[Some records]

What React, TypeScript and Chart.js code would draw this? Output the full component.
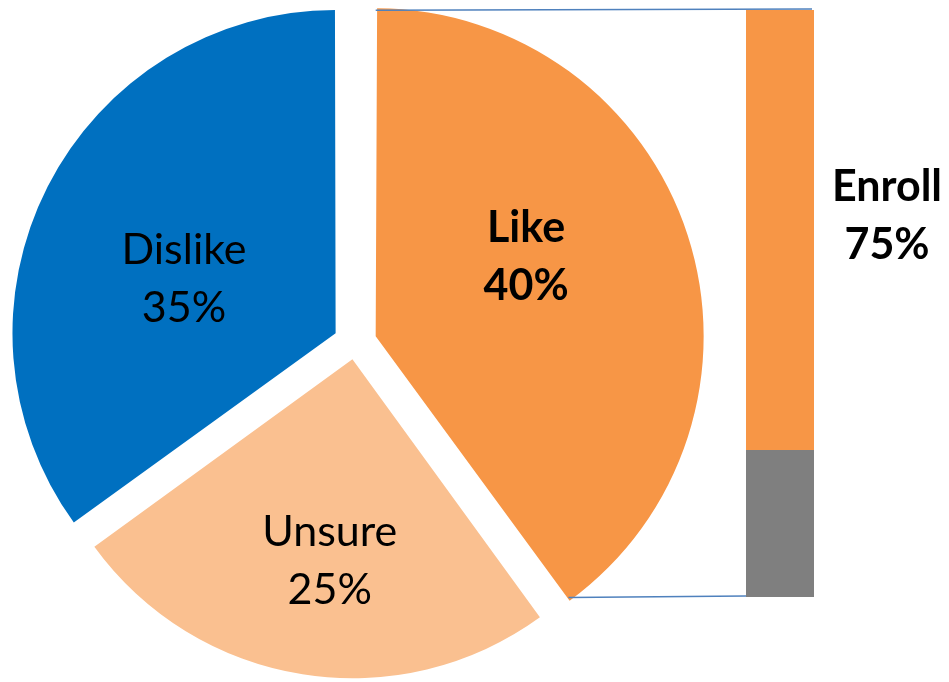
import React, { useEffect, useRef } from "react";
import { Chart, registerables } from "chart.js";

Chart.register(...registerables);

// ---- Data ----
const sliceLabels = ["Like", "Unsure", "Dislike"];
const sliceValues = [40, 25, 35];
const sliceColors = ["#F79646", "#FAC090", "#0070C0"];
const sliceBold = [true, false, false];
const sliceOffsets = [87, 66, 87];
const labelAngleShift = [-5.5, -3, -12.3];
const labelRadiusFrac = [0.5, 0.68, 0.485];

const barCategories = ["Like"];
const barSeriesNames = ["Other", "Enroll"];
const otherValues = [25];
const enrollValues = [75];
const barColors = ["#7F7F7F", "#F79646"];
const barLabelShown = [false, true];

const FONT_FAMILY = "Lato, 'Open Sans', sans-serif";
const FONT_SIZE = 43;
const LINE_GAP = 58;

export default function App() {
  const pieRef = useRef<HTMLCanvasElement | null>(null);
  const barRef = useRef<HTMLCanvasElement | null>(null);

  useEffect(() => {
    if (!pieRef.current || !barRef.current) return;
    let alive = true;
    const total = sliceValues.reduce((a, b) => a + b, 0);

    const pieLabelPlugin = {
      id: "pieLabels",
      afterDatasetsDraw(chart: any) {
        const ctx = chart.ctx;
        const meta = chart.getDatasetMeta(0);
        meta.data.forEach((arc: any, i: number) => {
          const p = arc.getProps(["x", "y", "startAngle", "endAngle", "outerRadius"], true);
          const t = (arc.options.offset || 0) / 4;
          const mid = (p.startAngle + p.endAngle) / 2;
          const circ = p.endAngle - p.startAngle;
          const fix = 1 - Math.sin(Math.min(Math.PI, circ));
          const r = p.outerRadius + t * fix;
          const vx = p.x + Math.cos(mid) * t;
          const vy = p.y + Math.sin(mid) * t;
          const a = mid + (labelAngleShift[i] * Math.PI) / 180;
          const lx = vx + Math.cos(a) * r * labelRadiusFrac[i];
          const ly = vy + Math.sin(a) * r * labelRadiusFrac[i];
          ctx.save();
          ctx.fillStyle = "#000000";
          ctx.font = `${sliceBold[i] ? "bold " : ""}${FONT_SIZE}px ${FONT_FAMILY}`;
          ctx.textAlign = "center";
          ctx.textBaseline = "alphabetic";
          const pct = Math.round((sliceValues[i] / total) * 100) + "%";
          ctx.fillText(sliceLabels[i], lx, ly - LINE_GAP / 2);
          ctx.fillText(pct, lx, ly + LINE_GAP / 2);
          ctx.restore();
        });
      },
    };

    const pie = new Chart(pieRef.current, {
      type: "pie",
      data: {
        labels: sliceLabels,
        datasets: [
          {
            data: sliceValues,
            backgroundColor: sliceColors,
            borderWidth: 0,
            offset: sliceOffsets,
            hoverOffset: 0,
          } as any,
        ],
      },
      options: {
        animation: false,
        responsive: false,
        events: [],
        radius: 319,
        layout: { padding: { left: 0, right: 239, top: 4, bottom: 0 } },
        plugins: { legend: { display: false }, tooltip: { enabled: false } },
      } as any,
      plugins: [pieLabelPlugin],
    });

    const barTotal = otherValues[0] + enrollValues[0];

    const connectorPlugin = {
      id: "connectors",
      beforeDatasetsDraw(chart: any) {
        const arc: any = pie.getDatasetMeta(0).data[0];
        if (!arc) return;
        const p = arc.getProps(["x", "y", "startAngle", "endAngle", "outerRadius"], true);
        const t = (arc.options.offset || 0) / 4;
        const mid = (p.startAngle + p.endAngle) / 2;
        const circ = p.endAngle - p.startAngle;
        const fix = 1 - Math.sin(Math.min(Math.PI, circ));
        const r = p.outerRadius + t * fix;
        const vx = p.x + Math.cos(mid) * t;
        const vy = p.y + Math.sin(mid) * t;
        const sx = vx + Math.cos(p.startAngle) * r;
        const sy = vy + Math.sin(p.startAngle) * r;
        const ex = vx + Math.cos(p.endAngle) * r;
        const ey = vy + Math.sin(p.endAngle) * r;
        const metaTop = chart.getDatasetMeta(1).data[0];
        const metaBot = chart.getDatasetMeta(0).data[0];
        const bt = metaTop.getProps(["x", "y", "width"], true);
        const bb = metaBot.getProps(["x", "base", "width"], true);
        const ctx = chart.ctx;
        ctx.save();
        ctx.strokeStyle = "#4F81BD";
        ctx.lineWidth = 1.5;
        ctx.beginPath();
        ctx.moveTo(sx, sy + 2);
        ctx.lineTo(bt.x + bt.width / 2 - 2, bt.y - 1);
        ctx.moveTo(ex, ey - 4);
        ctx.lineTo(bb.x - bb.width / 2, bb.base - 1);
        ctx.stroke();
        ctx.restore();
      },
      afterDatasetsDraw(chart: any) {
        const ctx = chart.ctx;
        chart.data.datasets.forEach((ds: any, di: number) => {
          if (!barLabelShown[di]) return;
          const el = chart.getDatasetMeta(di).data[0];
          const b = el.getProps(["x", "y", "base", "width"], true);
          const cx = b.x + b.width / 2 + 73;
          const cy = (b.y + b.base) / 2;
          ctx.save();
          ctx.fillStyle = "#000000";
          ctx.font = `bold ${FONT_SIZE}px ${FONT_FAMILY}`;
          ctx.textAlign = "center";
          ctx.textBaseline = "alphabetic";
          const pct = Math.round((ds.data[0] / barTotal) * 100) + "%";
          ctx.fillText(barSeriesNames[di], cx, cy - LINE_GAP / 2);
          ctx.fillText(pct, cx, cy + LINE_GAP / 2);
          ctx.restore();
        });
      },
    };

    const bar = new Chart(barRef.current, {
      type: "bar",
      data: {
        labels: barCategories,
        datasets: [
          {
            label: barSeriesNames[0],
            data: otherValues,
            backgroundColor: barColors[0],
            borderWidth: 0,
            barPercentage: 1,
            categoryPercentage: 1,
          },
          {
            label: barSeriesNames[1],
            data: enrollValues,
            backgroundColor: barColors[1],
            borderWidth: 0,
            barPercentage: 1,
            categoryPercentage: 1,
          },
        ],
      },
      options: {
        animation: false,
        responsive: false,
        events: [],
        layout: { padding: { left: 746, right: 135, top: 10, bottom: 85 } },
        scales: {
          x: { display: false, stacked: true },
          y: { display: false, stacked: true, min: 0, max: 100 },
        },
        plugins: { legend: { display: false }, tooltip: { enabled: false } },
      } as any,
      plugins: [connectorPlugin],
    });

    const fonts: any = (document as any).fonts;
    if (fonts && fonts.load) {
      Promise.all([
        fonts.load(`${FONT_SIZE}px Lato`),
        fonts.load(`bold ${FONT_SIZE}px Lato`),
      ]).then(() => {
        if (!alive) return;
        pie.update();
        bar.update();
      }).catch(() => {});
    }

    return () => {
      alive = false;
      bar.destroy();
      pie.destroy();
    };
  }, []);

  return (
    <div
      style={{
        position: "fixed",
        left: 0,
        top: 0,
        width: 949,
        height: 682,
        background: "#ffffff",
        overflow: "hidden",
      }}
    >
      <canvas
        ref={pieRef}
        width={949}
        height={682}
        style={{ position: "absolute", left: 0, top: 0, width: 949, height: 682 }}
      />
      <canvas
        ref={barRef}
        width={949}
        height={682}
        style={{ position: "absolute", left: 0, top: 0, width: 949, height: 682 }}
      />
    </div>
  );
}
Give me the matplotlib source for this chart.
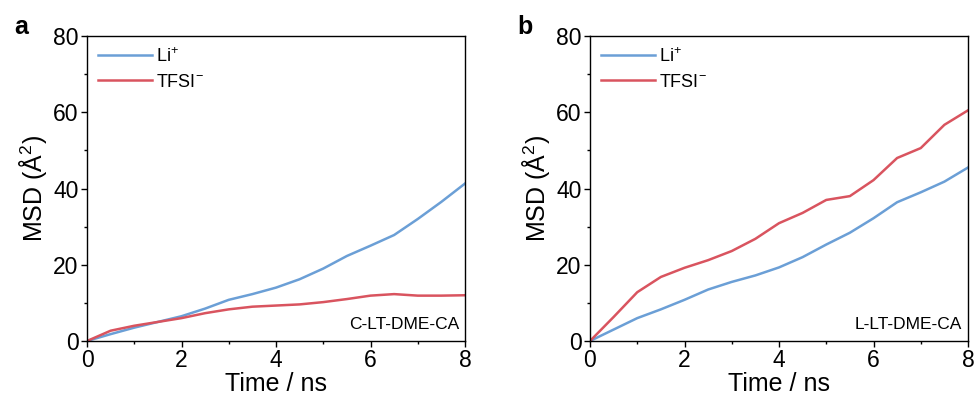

_The request:_ Every entry above needs to be retyped exactly; drop the pictures.

_Result for this exercise:_
What React, TypeScript and Chart.js code would draw this? Output the full component.
import React, { useEffect, useRef } from "react";
import { Chart, registerables } from "chart.js";

Chart.register(...registerables);

// ---- Data ----
const sliceLabels = ["Like", "Unsure", "Dislike"];
const sliceValues = [40, 25, 35];
const sliceColors = ["#F79646", "#FAC090", "#0070C0"];
const sliceBold = [true, false, false];
const sliceOffsets = [87, 66, 87];
const labelAngleShift = [-5.5, -3, -12.3];
const labelRadiusFrac = [0.5, 0.68, 0.485];

const barCategories = ["Like"];
const barSeriesNames = ["Other", "Enroll"];
const otherValues = [25];
const enrollValues = [75];
const barColors = ["#7F7F7F", "#F79646"];
const barLabelShown = [false, true];

const FONT_FAMILY = "Lato, 'Open Sans', sans-serif";
const FONT_SIZE = 43;
const LINE_GAP = 58;

export default function App() {
  const pieRef = useRef<HTMLCanvasElement | null>(null);
  const barRef = useRef<HTMLCanvasElement | null>(null);

  useEffect(() => {
    if (!pieRef.current || !barRef.current) return;
    let alive = true;
    const total = sliceValues.reduce((a, b) => a + b, 0);

    const pieLabelPlugin = {
      id: "pieLabels",
      afterDatasetsDraw(chart: any) {
        const ctx = chart.ctx;
        const meta = chart.getDatasetMeta(0);
        meta.data.forEach((arc: any, i: number) => {
          const p = arc.getProps(["x", "y", "startAngle", "endAngle", "outerRadius"], true);
          const t = (arc.options.offset || 0) / 4;
          const mid = (p.startAngle + p.endAngle) / 2;
          const circ = p.endAngle - p.startAngle;
          const fix = 1 - Math.sin(Math.min(Math.PI, circ));
          const r = p.outerRadius + t * fix;
          const vx = p.x + Math.cos(mid) * t;
          const vy = p.y + Math.sin(mid) * t;
          const a = mid + (labelAngleShift[i] * Math.PI) / 180;
          const lx = vx + Math.cos(a) * r * labelRadiusFrac[i];
          const ly = vy + Math.sin(a) * r * labelRadiusFrac[i];
          ctx.save();
          ctx.fillStyle = "#000000";
          ctx.font = `${sliceBold[i] ? "bold " : ""}${FONT_SIZE}px ${FONT_FAMILY}`;
          ctx.textAlign = "center";
          ctx.textBaseline = "alphabetic";
          const pct = Math.round((sliceValues[i] / total) * 100) + "%";
          ctx.fillText(sliceLabels[i], lx, ly - LINE_GAP / 2);
          ctx.fillText(pct, lx, ly + LINE_GAP / 2);
          ctx.restore();
        });
      },
    };

    const pie = new Chart(pieRef.current, {
      type: "pie",
      data: {
        labels: sliceLabels,
        datasets: [
          {
            data: sliceValues,
            backgroundColor: sliceColors,
            borderWidth: 0,
            offset: sliceOffsets,
            hoverOffset: 0,
          } as any,
        ],
      },
      options: {
        animation: false,
        responsive: false,
        events: [],
        radius: 319,
        layout: { padding: { left: 0, right: 239, top: 4, bottom: 0 } },
        plugins: { legend: { display: false }, tooltip: { enabled: false } },
      } as any,
      plugins: [pieLabelPlugin],
    });

    const barTotal = otherValues[0] + enrollValues[0];

    const connectorPlugin = {
      id: "connectors",
      beforeDatasetsDraw(chart: any) {
        const arc: any = pie.getDatasetMeta(0).data[0];
        if (!arc) return;
        const p = arc.getProps(["x", "y", "startAngle", "endAngle", "outerRadius"], true);
        const t = (arc.options.offset || 0) / 4;
        const mid = (p.startAngle + p.endAngle) / 2;
        const circ = p.endAngle - p.startAngle;
        const fix = 1 - Math.sin(Math.min(Math.PI, circ));
        const r = p.outerRadius + t * fix;
        const vx = p.x + Math.cos(mid) * t;
        const vy = p.y + Math.sin(mid) * t;
        const sx = vx + Math.cos(p.startAngle) * r;
        const sy = vy + Math.sin(p.startAngle) * r;
        const ex = vx + Math.cos(p.endAngle) * r;
        const ey = vy + Math.sin(p.endAngle) * r;
        const metaTop = chart.getDatasetMeta(1).data[0];
        const metaBot = chart.getDatasetMeta(0).data[0];
        const bt = metaTop.getProps(["x", "y", "width"], true);
        const bb = metaBot.getProps(["x", "base", "width"], true);
        const ctx = chart.ctx;
        ctx.save();
        ctx.strokeStyle = "#4F81BD";
        ctx.lineWidth = 1.5;
        ctx.beginPath();
        ctx.moveTo(sx, sy + 2);
        ctx.lineTo(bt.x + bt.width / 2 - 2, bt.y - 1);
        ctx.moveTo(ex, ey - 4);
        ctx.lineTo(bb.x - bb.width / 2, bb.base - 1);
        ctx.stroke();
        ctx.restore();
      },
      afterDatasetsDraw(chart: any) {
        const ctx = chart.ctx;
        chart.data.datasets.forEach((ds: any, di: number) => {
          if (!barLabelShown[di]) return;
          const el = chart.getDatasetMeta(di).data[0];
          const b = el.getProps(["x", "y", "base", "width"], true);
          const cx = b.x + b.width / 2 + 73;
          const cy = (b.y + b.base) / 2;
          ctx.save();
          ctx.fillStyle = "#000000";
          ctx.font = `bold ${FONT_SIZE}px ${FONT_FAMILY}`;
          ctx.textAlign = "center";
          ctx.textBaseline = "alphabetic";
          const pct = Math.round((ds.data[0] / barTotal) * 100) + "%";
          ctx.fillText(barSeriesNames[di], cx, cy - LINE_GAP / 2);
          ctx.fillText(pct, cx, cy + LINE_GAP / 2);
          ctx.restore();
        });
      },
    };

    const bar = new Chart(barRef.current, {
      type: "bar",
      data: {
        labels: barCategories,
        datasets: [
          {
            label: barSeriesNames[0],
            data: otherValues,
            backgroundColor: barColors[0],
            borderWidth: 0,
            barPercentage: 1,
            categoryPercentage: 1,
          },
          {
            label: barSeriesNames[1],
            data: enrollValues,
            backgroundColor: barColors[1],
            borderWidth: 0,
            barPercentage: 1,
            categoryPercentage: 1,
          },
        ],
      },
      options: {
        animation: false,
        responsive: false,
        events: [],
        layout: { padding: { left: 746, right: 135, top: 10, bottom: 85 } },
        scales: {
          x: { display: false, stacked: true },
          y: { display: false, stacked: true, min: 0, max: 100 },
        },
        plugins: { legend: { display: false }, tooltip: { enabled: false } },
      } as any,
      plugins: [connectorPlugin],
    });

    const fonts: any = (document as any).fonts;
    if (fonts && fonts.load) {
      Promise.all([
        fonts.load(`${FONT_SIZE}px Lato`),
        fonts.load(`bold ${FONT_SIZE}px Lato`),
      ]).then(() => {
        if (!alive) return;
        pie.update();
        bar.update();
      }).catch(() => {});
    }

    return () => {
      alive = false;
      bar.destroy();
      pie.destroy();
    };
  }, []);

  return (
    <div
      style={{
        position: "fixed",
        left: 0,
        top: 0,
        width: 949,
        height: 682,
        background: "#ffffff",
        overflow: "hidden",
      }}
    >
      <canvas
        ref={pieRef}
        width={949}
        height={682}
        style={{ position: "absolute", left: 0, top: 0, width: 949, height: 682 }}
      />
      <canvas
        ref={barRef}
        width={949}
        height={682}
        style={{ position: "absolute", left: 0, top: 0, width: 949, height: 682 }}
      />
    </div>
  );
}
Give me the matplotlib source for this chart.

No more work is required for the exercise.